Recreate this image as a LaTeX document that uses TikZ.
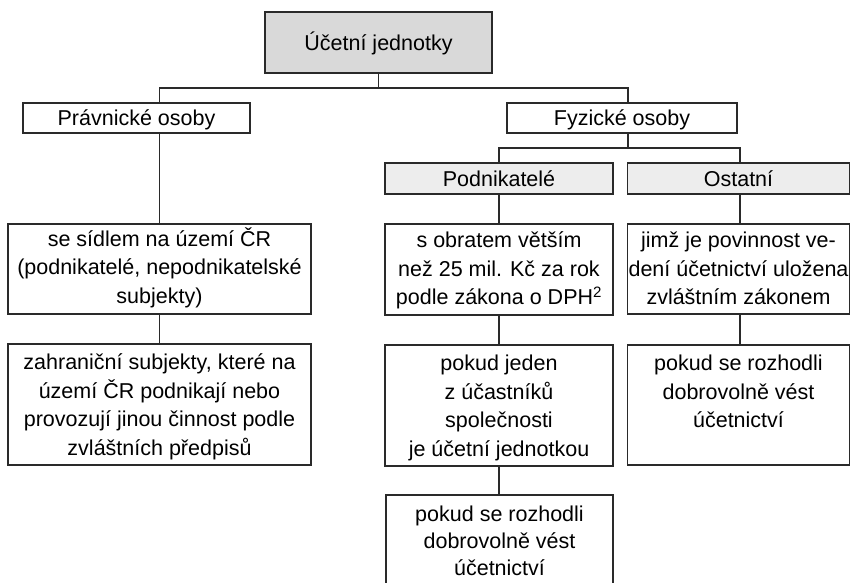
\documentclass[tikz,border=0pt]{standalone}
\usepackage{fontspec}
\setmainfont{Liberation Sans}
\usetikzlibrary{backgrounds}
\definecolor{topfill}{HTML}{D9D9D9}
\definecolor{subfill}{HTML}{EDEDED}
\definecolor{linec}{HTML}{2A2A2A}
\begin{document}
\begin{tikzpicture}[x=1pt,y=-1pt,
  box/.style={draw=linec, line width=1.3pt, fill=white, inner sep=0pt,
    font=\fontsize{21.5}{28.4}\selectfont, text height=15.4pt, text depth=0pt},
  txt/.style={anchor=north, align=center, inner sep=0pt,
    font=\fontsize{21.5}{28.4}\selectfont},
  conn/.style={draw=linec, line width=1.3pt}]
\useasboundingbox (0,0) rectangle (851,582);
% boxes
\node[box, fill=topfill, minimum width=227, minimum height=61] (top) at (378.5,42.5) {Účetní jednotky};
\node[box, minimum width=227, minimum height=30] (prav) at (136.5,118) {Právnické osoby};
\node[box, minimum width=230, minimum height=30] (fyz) at (622,118) {Fyzické osoby};
\node[box, fill=subfill, minimum width=228, minimum height=31] (pod) at (499,178.5) {Podnikatelé};
\node[box, fill=subfill, minimum width=222, minimum height=31] (ost) at (738.5,178.5) {Ostatní};
\node[box, minimum width=303, minimum height=90] (sidlem) at (159.5,269) {};
\node[box, minimum width=303, minimum height=121] (zahr) at (159.5,404.5) {};
\node[box, minimum width=228, minimum height=91] (obrat) at (499,269.5) {};
\node[box, minimum width=222, minimum height=90] (jimz) at (738.5,269) {};
\node[box, minimum width=228, minimum height=121] (jeden) at (499,405.5) {};
\node[box, minimum width=222, minimum height=120] (ost2) at (738.5,405) {};
\node[box, minimum width=227, minimum height=105] (dobr) at (499.5,547.5) {};
% texts
\node[txt] (sidlemT) at ([yshift=-3pt]sidlem.north) {\strut se sídlem na území ČR\\(podnikatelé, nepodnikatelské\\subjekty)};
\node[txt] (zahrT) at ([yshift=-6.5pt]zahr.north) {\strut zahraniční subjekty, které na\\území ČR podnikají nebo\\provozují jinou činnost podle\\zvláštních předpisů};
\node[txt] (obratT) at ([yshift=-4.5pt]obrat.north) {\strut s obratem větším\\než 25 mil. Kč za rok\\podle zákona o DPH\textsuperscript{2}};
\node[txt] (jimzT) at ([yshift=-4.5pt]jimz.north) {\strut jimž je povinnost ve-\\dení účetnictví uložena\\zvláštním zákonem};
\node[txt] (jedenT) at ([yshift=-6.5pt]jeden.north) {\strut pokud jeden\\z účastníků\\společnosti\\je účetní jednotkou};
\node[txt] (ost2T) at ([yshift=-6.5pt]ost2.north) {\strut pokud se rozhodli\\dobrovolně vést\\účetnictví};
\node[txt, font=\fontsize{21.5}{27}\selectfont] (dobrT) at ([yshift=-8pt]dobr.north) {\strut pokud se rozhodli\\dobrovolně vést\\účetnictví};
% junction points
\coordinate (hL) at (159.5,88);
\coordinate (hR) at (628,88);
\coordinate (fL) at (499,148);
\coordinate (fR) at (740,148);
\begin{scope}[on background layer]
\draw[conn] (top.south) -- (top.south |- hL);
\draw[conn] (sidlem.north) -- (hL) -- (hR) -- (fyz.north -| hR);
\draw[conn] (fyz.south -| hR) -- (hR |- fL);
\draw[conn] (pod.north) -- (pod.north |- fL) -- (fR) -- (ost.north -| fR);
\draw[conn] (ost.south -| fR) -- (jimz.north -| fR);
\draw[conn] (jimz.south -| fR) -- (ost2.north -| fR);
\draw[conn] (pod.south) -- (obrat.north);
\draw[conn] (obrat.south) -- (jeden.north);
\draw[conn] (jeden.south) -- (jeden.south |- dobr.north);
\draw[conn] (sidlem.south) -- (zahr.north);
\end{scope}
\end{tikzpicture}
\end{document}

* * * * * * *

▶ [SET EXERCISE]:
Exclude the images, then output the data above word for word.

▶ [OUTPUT]:
Recreate this image as a LaTeX document that uses TikZ.
\documentclass[tikz,border=0pt]{standalone}
\usepackage{fontspec}
\setmainfont{Liberation Sans}
\usetikzlibrary{backgrounds}
\definecolor{topfill}{HTML}{D9D9D9}
\definecolor{subfill}{HTML}{EDEDED}
\definecolor{linec}{HTML}{2A2A2A}
\begin{document}
\begin{tikzpicture}[x=1pt,y=-1pt,
  box/.style={draw=linec, line width=1.3pt, fill=white, inner sep=0pt,
    font=\fontsize{21.5}{28.4}\selectfont, text height=15.4pt, text depth=0pt},
  txt/.style={anchor=north, align=center, inner sep=0pt,
    font=\fontsize{21.5}{28.4}\selectfont},
  conn/.style={draw=linec, line width=1.3pt}]
\useasboundingbox (0,0) rectangle (851,582);
% boxes
\node[box, fill=topfill, minimum width=227, minimum height=61] (top) at (378.5,42.5) {Účetní jednotky};
\node[box, minimum width=227, minimum height=30] (prav) at (136.5,118) {Právnické osoby};
\node[box, minimum width=230, minimum height=30] (fyz) at (622,118) {Fyzické osoby};
\node[box, fill=subfill, minimum width=228, minimum height=31] (pod) at (499,178.5) {Podnikatelé};
\node[box, fill=subfill, minimum width=222, minimum height=31] (ost) at (738.5,178.5) {Ostatní};
\node[box, minimum width=303, minimum height=90] (sidlem) at (159.5,269) {};
\node[box, minimum width=303, minimum height=121] (zahr) at (159.5,404.5) {};
\node[box, minimum width=228, minimum height=91] (obrat) at (499,269.5) {};
\node[box, minimum width=222, minimum height=90] (jimz) at (738.5,269) {};
\node[box, minimum width=228, minimum height=121] (jeden) at (499,405.5) {};
\node[box, minimum width=222, minimum height=120] (ost2) at (738.5,405) {};
\node[box, minimum width=227, minimum height=105] (dobr) at (499.5,547.5) {};
% texts
\node[txt] (sidlemT) at ([yshift=-3pt]sidlem.north) {\strut se sídlem na území ČR\\(podnikatelé, nepodnikatelské\\subjekty)};
\node[txt] (zahrT) at ([yshift=-6.5pt]zahr.north) {\strut zahraniční subjekty, které na\\území ČR podnikají nebo\\provozují jinou činnost podle\\zvláštních předpisů};
\node[txt] (obratT) at ([yshift=-4.5pt]obrat.north) {\strut s obratem větším\\než 25 mil. Kč za rok\\podle zákona o DPH\textsuperscript{2}};
\node[txt] (jimzT) at ([yshift=-4.5pt]jimz.north) {\strut jimž je povinnost ve-\\dení účetnictví uložena\\zvláštním zákonem};
\node[txt] (jedenT) at ([yshift=-6.5pt]jeden.north) {\strut pokud jeden\\z účastníků\\společnosti\\je účetní jednotkou};
\node[txt] (ost2T) at ([yshift=-6.5pt]ost2.north) {\strut pokud se rozhodli\\dobrovolně vést\\účetnictví};
\node[txt, font=\fontsize{21.5}{27}\selectfont] (dobrT) at ([yshift=-8pt]dobr.north) {\strut pokud se rozhodli\\dobrovolně vést\\účetnictví};
% junction points
\coordinate (hL) at (159.5,88);
\coordinate (hR) at (628,88);
\coordinate (fL) at (499,148);
\coordinate (fR) at (740,148);
\begin{scope}[on background layer]
\draw[conn] (top.south) -- (top.south |- hL);
\draw[conn] (sidlem.north) -- (hL) -- (hR) -- (fyz.north -| hR);
\draw[conn] (fyz.south -| hR) -- (hR |- fL);
\draw[conn] (pod.north) -- (pod.north |- fL) -- (fR) -- (ost.north -| fR);
\draw[conn] (ost.south -| fR) -- (jimz.north -| fR);
\draw[conn] (jimz.south -| fR) -- (ost2.north -| fR);
\draw[conn] (pod.south) -- (obrat.north);
\draw[conn] (obrat.south) -- (jeden.north);
\draw[conn] (jeden.south) -- (jeden.south |- dobr.north);
\draw[conn] (sidlem.south) -- (zahr.north);
\end{scope}
\end{tikzpicture}
\end{document}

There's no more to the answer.